▸ **Set exercise**
Repeat exactly and only the lines from the line containing "Rebuild this chart" through the line containing "fig.savefig('out.png', dpi=100)", both included.

* Start Record excerpts *

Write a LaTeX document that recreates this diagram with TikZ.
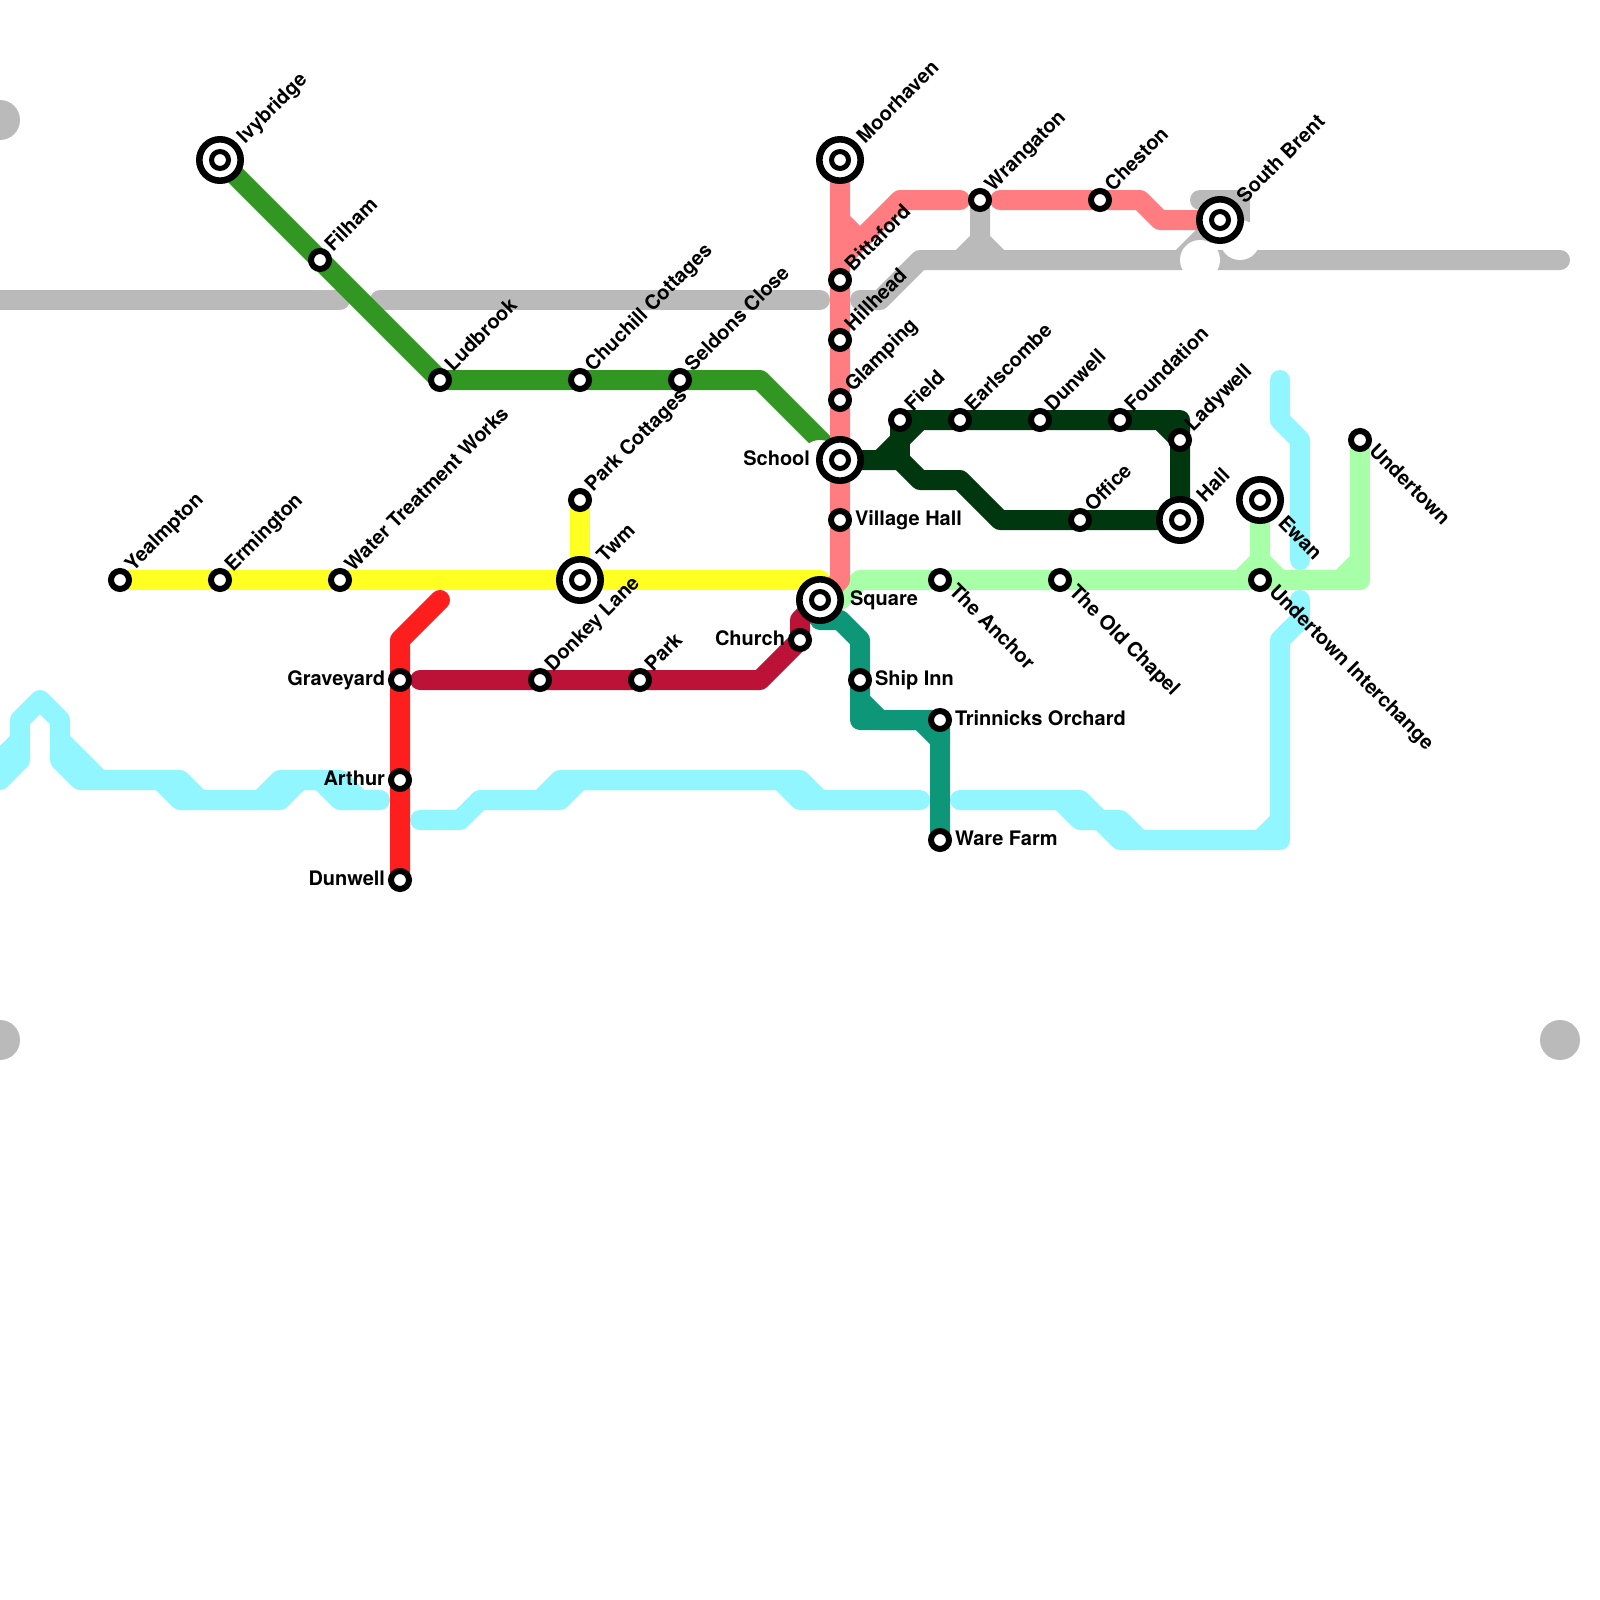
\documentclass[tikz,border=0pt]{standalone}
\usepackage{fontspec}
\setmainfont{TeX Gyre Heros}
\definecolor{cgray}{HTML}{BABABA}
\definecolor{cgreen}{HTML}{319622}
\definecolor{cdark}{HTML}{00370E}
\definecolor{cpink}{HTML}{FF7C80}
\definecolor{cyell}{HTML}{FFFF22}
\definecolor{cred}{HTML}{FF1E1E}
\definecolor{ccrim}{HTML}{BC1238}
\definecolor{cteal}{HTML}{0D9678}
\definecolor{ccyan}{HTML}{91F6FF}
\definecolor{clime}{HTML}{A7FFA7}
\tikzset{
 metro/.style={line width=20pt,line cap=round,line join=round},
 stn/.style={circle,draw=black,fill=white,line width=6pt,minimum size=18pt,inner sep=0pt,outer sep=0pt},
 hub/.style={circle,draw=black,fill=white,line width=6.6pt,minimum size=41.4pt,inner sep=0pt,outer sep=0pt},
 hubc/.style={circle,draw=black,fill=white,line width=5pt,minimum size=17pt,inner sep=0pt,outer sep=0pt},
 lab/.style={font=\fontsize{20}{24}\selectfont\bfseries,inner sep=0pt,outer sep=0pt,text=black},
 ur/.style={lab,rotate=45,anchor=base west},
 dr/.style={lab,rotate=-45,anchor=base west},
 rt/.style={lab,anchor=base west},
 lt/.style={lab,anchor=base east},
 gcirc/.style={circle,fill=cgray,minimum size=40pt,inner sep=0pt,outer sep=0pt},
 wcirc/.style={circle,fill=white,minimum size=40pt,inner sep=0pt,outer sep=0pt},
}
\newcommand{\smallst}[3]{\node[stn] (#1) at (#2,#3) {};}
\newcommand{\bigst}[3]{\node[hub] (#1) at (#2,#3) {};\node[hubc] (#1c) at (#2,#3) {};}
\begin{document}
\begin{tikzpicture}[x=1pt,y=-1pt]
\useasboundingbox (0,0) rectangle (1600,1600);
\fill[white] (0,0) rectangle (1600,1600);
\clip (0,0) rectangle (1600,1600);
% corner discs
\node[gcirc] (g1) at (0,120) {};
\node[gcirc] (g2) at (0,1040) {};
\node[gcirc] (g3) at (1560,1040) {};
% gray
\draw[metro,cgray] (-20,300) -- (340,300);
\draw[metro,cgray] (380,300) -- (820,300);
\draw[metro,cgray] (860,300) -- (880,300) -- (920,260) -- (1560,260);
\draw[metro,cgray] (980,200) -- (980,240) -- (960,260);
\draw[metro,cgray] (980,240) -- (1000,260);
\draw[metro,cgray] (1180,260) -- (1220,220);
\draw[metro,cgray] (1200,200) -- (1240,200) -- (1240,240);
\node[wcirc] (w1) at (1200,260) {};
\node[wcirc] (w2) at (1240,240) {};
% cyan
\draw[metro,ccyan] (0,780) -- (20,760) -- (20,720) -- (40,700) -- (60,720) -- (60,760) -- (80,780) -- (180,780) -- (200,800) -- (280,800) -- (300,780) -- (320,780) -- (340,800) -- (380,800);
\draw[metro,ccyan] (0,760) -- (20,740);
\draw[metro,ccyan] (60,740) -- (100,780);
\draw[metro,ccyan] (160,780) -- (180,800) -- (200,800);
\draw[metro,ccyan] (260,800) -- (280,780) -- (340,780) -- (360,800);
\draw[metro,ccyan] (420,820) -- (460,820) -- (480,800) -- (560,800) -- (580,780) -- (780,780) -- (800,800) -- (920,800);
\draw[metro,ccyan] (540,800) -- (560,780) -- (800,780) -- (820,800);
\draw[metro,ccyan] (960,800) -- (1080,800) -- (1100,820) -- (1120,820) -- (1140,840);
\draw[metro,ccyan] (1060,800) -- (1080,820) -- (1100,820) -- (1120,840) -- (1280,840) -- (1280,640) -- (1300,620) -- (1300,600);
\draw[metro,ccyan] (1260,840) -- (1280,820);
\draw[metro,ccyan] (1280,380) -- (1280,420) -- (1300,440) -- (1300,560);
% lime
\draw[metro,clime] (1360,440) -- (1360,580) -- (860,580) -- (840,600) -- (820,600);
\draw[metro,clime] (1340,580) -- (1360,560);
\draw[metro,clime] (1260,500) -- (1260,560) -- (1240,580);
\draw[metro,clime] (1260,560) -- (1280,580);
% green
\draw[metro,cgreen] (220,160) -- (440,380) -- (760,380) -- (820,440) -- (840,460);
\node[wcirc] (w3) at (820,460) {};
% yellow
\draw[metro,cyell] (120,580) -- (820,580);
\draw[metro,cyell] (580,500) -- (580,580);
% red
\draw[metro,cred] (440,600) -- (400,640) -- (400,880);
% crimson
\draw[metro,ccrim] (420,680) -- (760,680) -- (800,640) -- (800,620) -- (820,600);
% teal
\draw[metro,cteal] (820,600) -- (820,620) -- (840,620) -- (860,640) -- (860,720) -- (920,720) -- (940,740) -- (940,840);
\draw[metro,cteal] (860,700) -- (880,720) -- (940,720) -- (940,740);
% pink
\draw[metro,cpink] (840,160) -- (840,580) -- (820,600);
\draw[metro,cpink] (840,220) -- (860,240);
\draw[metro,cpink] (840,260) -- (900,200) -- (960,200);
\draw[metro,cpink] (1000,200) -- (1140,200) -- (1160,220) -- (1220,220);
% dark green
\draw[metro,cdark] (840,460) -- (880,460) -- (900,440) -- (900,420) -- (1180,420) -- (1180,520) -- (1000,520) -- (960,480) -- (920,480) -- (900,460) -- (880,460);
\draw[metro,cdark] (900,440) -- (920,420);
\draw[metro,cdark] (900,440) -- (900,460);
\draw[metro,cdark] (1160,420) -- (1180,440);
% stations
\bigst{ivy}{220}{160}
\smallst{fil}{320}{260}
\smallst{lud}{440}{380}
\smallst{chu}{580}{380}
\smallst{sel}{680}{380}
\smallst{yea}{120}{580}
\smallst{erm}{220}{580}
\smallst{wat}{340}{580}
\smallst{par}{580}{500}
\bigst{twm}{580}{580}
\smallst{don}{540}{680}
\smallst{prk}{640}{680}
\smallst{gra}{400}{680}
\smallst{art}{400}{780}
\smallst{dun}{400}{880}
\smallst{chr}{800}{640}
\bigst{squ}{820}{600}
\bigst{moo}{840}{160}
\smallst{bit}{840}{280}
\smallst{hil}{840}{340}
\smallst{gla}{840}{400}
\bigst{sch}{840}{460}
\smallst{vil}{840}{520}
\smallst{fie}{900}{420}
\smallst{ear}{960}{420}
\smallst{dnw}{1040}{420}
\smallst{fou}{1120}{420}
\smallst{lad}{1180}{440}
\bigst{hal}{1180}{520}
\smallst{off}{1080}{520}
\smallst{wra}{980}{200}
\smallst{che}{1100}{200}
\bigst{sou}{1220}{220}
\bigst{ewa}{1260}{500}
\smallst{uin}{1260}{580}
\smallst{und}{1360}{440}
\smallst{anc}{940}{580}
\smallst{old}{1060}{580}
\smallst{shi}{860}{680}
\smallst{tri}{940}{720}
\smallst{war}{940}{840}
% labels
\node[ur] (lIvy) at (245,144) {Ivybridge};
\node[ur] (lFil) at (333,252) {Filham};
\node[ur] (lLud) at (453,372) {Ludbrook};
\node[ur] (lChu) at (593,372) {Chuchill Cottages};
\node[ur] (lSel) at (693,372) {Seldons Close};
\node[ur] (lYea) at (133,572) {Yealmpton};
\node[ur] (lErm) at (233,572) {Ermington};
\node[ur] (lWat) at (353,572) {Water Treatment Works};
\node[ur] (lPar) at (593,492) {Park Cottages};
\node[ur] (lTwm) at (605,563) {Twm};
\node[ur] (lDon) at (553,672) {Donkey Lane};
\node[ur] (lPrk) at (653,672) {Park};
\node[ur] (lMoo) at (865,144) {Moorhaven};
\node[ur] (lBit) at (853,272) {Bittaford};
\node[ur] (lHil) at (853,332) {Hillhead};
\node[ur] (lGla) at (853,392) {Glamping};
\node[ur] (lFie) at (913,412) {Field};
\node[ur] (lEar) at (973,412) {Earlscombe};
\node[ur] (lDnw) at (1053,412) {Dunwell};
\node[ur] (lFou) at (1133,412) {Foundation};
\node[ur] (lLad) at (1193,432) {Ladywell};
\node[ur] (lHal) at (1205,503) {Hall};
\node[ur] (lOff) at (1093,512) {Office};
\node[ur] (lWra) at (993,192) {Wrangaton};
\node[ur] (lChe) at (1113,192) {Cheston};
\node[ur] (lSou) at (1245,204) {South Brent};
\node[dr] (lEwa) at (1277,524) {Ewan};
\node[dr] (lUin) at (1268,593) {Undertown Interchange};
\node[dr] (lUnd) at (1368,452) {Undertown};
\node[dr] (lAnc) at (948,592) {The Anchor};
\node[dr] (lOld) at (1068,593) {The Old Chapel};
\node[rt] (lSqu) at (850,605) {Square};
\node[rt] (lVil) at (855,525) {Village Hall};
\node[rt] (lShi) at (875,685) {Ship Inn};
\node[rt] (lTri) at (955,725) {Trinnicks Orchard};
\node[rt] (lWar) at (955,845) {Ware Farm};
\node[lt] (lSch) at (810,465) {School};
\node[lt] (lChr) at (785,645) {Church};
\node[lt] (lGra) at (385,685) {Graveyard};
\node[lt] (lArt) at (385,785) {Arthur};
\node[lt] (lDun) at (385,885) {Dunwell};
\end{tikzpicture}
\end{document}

* End Record excerpts *
* Start Record excerpts *

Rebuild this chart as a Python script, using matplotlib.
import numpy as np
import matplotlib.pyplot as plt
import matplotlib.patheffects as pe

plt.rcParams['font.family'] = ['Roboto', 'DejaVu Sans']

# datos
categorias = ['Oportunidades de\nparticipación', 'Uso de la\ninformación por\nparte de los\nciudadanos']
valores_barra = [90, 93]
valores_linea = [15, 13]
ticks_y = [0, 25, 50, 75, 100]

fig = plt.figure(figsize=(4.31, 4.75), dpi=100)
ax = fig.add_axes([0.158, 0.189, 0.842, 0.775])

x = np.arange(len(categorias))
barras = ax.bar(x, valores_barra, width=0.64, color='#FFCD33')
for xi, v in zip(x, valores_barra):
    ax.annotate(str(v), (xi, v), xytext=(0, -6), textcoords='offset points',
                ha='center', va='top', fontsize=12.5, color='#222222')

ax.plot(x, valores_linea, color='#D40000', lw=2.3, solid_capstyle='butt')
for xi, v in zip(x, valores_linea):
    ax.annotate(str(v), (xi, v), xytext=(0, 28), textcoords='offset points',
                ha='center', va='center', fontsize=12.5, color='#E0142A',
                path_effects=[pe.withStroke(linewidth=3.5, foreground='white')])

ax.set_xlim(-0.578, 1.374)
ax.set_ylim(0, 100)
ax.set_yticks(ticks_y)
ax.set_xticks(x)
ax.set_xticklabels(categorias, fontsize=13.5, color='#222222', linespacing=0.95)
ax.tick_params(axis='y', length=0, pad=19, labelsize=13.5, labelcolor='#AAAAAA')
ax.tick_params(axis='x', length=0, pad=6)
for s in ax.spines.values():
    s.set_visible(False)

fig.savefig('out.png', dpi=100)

* End Record excerpts *

▸ **Written answer**
Rebuild this chart as a Python script, using matplotlib.
import numpy as np
import matplotlib.pyplot as plt
import matplotlib.patheffects as pe

plt.rcParams['font.family'] = ['Roboto', 'DejaVu Sans']

# datos
categorias = ['Oportunidades de\nparticipación', 'Uso de la\ninformación por\nparte de los\nciudadanos']
valores_barra = [90, 93]
valores_linea = [15, 13]
ticks_y = [0, 25, 50, 75, 100]

fig = plt.figure(figsize=(4.31, 4.75), dpi=100)
ax = fig.add_axes([0.158, 0.189, 0.842, 0.775])

x = np.arange(len(categorias))
barras = ax.bar(x, valores_barra, width=0.64, color='#FFCD33')
for xi, v in zip(x, valores_barra):
    ax.annotate(str(v), (xi, v), xytext=(0, -6), textcoords='offset points',
                ha='center', va='top', fontsize=12.5, color='#222222')

ax.plot(x, valores_linea, color='#D40000', lw=2.3, solid_capstyle='butt')
for xi, v in zip(x, valores_linea):
    ax.annotate(str(v), (xi, v), xytext=(0, 28), textcoords='offset points',
                ha='center', va='center', fontsize=12.5, color='#E0142A',
                path_effects=[pe.withStroke(linewidth=3.5, foreground='white')])

ax.set_xlim(-0.578, 1.374)
ax.set_ylim(0, 100)
ax.set_yticks(ticks_y)
ax.set_xticks(x)
ax.set_xticklabels(categorias, fontsize=13.5, color='#222222', linespacing=0.95)
ax.tick_params(axis='y', length=0, pad=19, labelsize=13.5, labelcolor='#AAAAAA')
ax.tick_params(axis='x', length=0, pad=6)
for s in ax.spines.values():
    s.set_visible(False)

fig.savefig('out.png', dpi=100)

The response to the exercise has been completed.